In a savvy effort to make the war more accessible to young audiences, Krull begins by characterizing it as a “blowup between a parent figure and unruly children.” She then goes on to trace its course from the Stamp Act to the Treaty of Paris. Glib and readable as her overall account may be, though, it’s so frequently interrupted by discursive anecdotes and “Wise Words” from both participants and such modern savants as Hillary Clinton and Lin-Manual Miranda (the latter in an amusingly bowdlerized quote) that it’s often hard to keep track of events.
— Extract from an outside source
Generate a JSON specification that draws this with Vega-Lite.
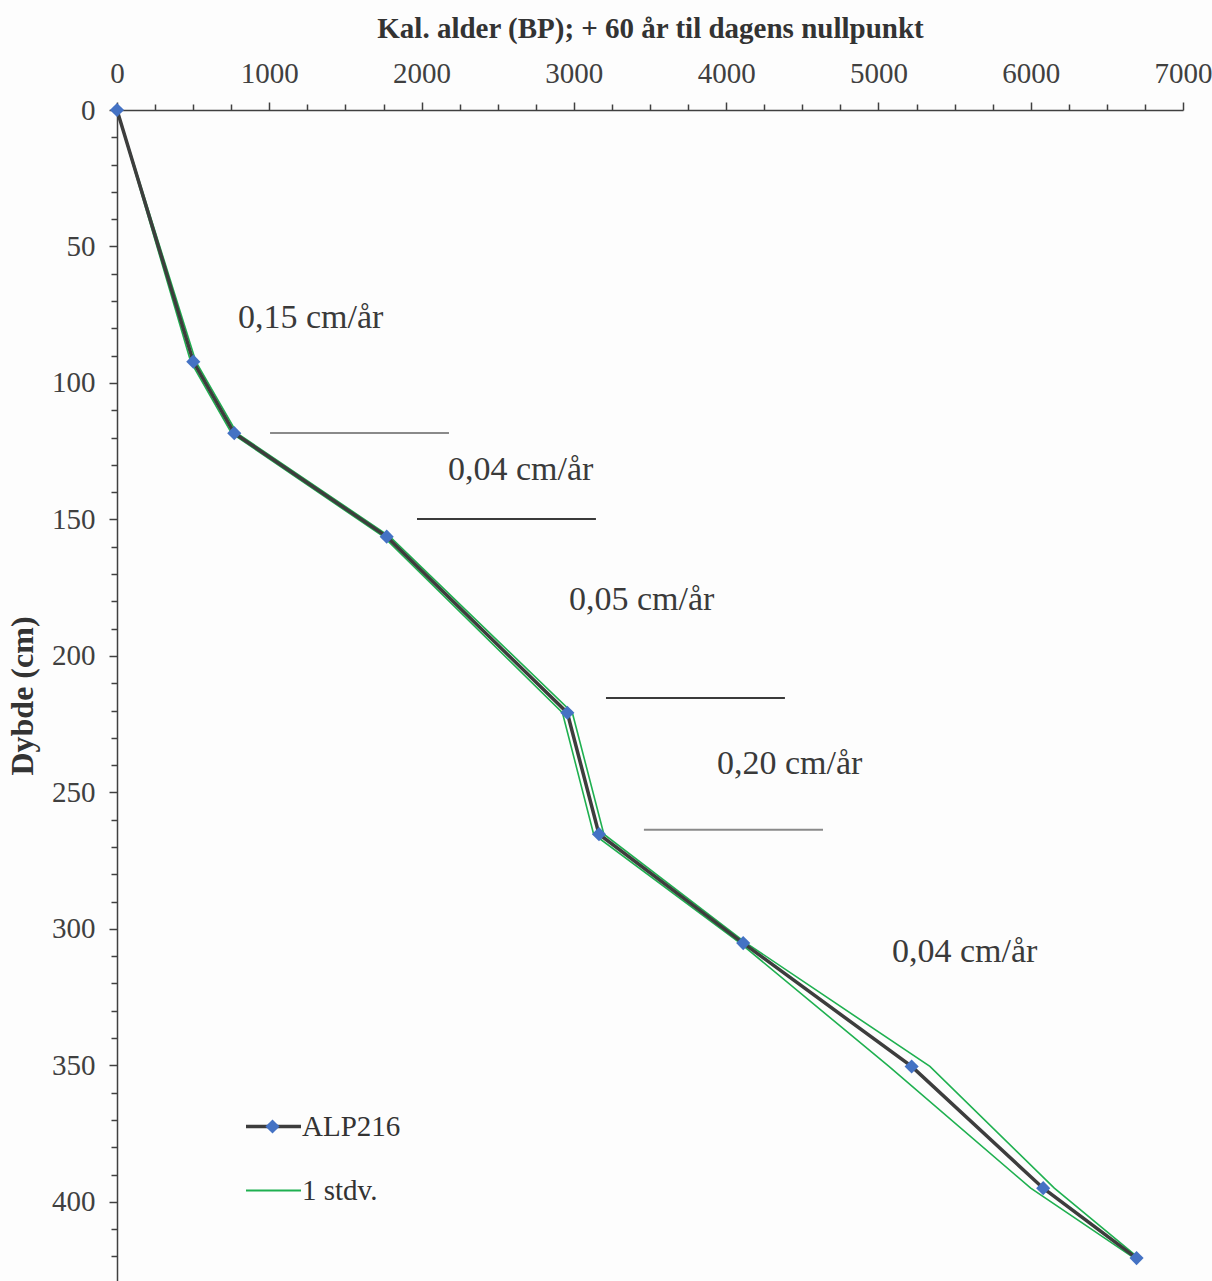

More problematically, her language is afflicted with a pervasive parochialism that comes out both in her repeated use of the term “slaves” and, notwithstanding a proper acknowledgement of the influence of the Iroquois Confederacy on the political thinking of the Declaration’s drafters, several references to Native peoples as generic “Indians.” She does remember the ladies as well as African-Americans who fought on both sides, and she closes with an inspiring appreciation of the ways ideas expressed in the Declaration of Independence have gone on to affect the histories of this and many other countries. In her line drawings DiVito adds tongue-in-cheek notes, portraying George Washington as Captain America, for instance, and tucking a few extra heads among those on Mount Rushmore.

A patchy, unusually wrong-footed outing from the deservedly esteemed historian.